2. Background facts in a nutshell
are as follows:
3. Respondent was engaged as Mazadoor on daily wages basis during
various periods from 1.1.1985 to 15.1.1987. He was engaged as per the
requirement of the department on the basis of specific sanction of
muster roll vacancies from time to time. However, the aforesaid sanction
did not exceed 25 days in one stretch of period under any circumstances
and the period of Sundays and holidays were also included in the above
period. As the services of the respondent no.1 were no longer required,
his engagement was terminated on 16.1.1987. After about five years
respondent no.1 sought for a reference and claimed that his services
were to be regularized. He claimed that he has worked for more than 240
days and, therefore, the termination of service without following the
procedures of the Industrial Disputes Act, 1947 (in short 'the Act') was
bad in law. The appellant filed reply to the claim petition. It was
specifically pleaded that the appellant is a part of the Defence
Department and is not an industry and, therefore, the reference was not
maintainable. Labour Court did not specifically deal with this aspect
and holding that the respondent had rendered services for 240 days, his
termination was not sustainable.
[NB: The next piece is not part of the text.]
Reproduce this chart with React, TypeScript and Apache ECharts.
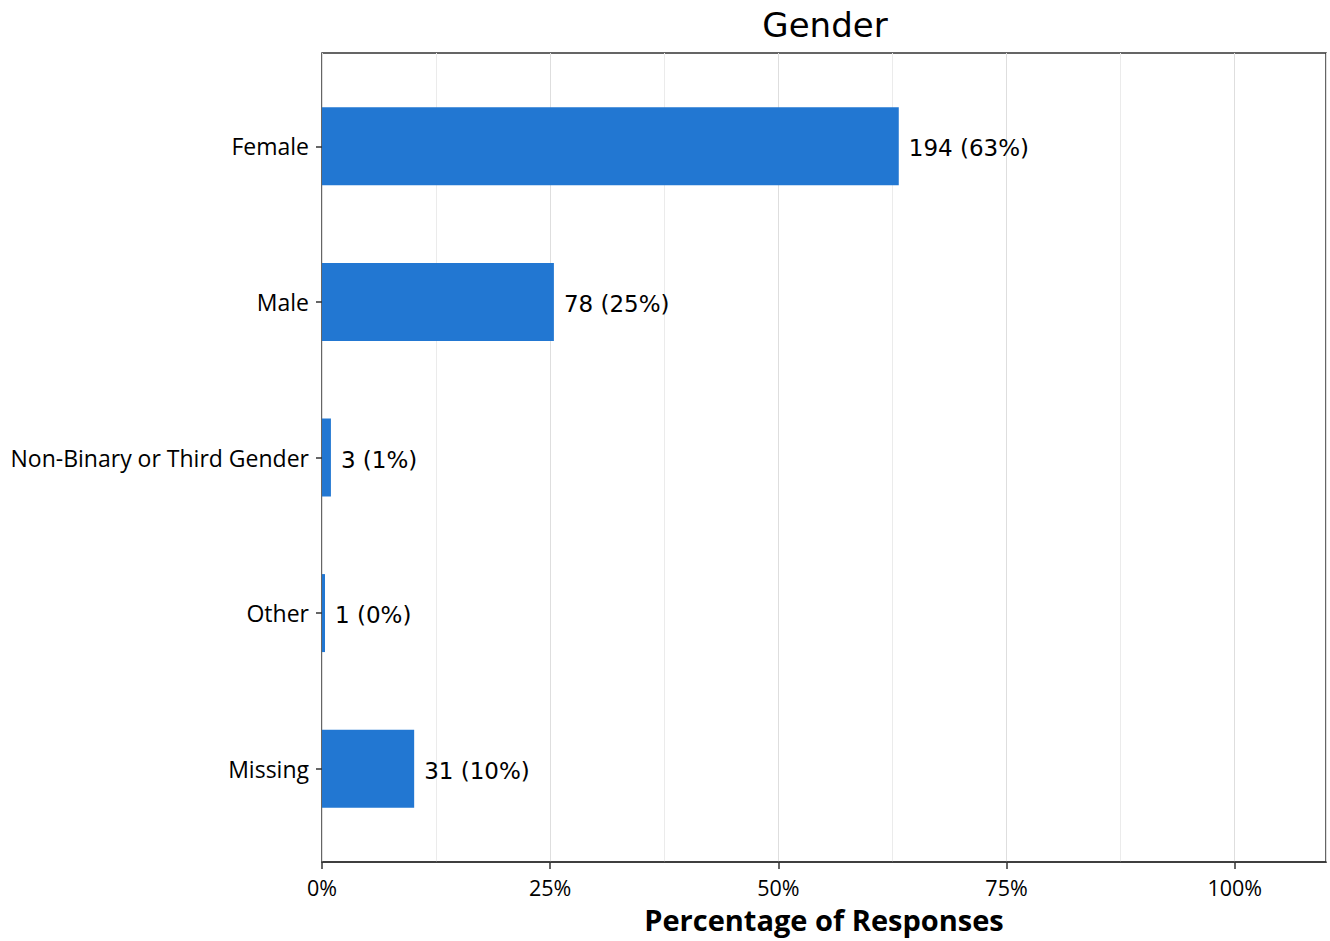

The award was challenged before the
High Court. Apart from the other controversies a specific plea was
raised that the appellant is not an industry and, therefore, the Act has
no application.
4. The High Court by the impugned
order held that the requirements of Section 25F of the Act had not been
complied with and, therefore, the order of the Labour Court was not to
be interfered with.
5. Learned counsel for the appellant
submitted that the basic plea that the Act has no application and the
appellant cannot be treated as an industry, has not been considered.
6. Per contra, learned counsel for
the respondent submitted that the order of the High Court does not
suffer from any infirmity.
7. From a perusal of the orders of
the Labour Court and the High Court, it is noticed that the factual
position has not been analysed in detail and abrupt conclusion has been
arrived at. Additionally, the legal issue regarding maintainability of
the reference was not considered. Right from the beginning of the
proceedings before the Labour Court and in the High Court, appellant had
taken specific plea that the Act was not applicable to it and it was not
an industry. Unfortunately, as noted above, neither the Labour Court nor
the High Court dealt with this issue.
8. Above being the position, we set
aside the orders of the Labour Court and the High Court and remit the
matter to the Labour Court to decide the objection raised by the
appellant about the maintainability of the proceedings under the Act,
founded on the claim that it is not an industry. The other factual
aspects shall also be considered on evidence being led by the parties.
9. The appeal is accordingly
disposed of without any order as to costs.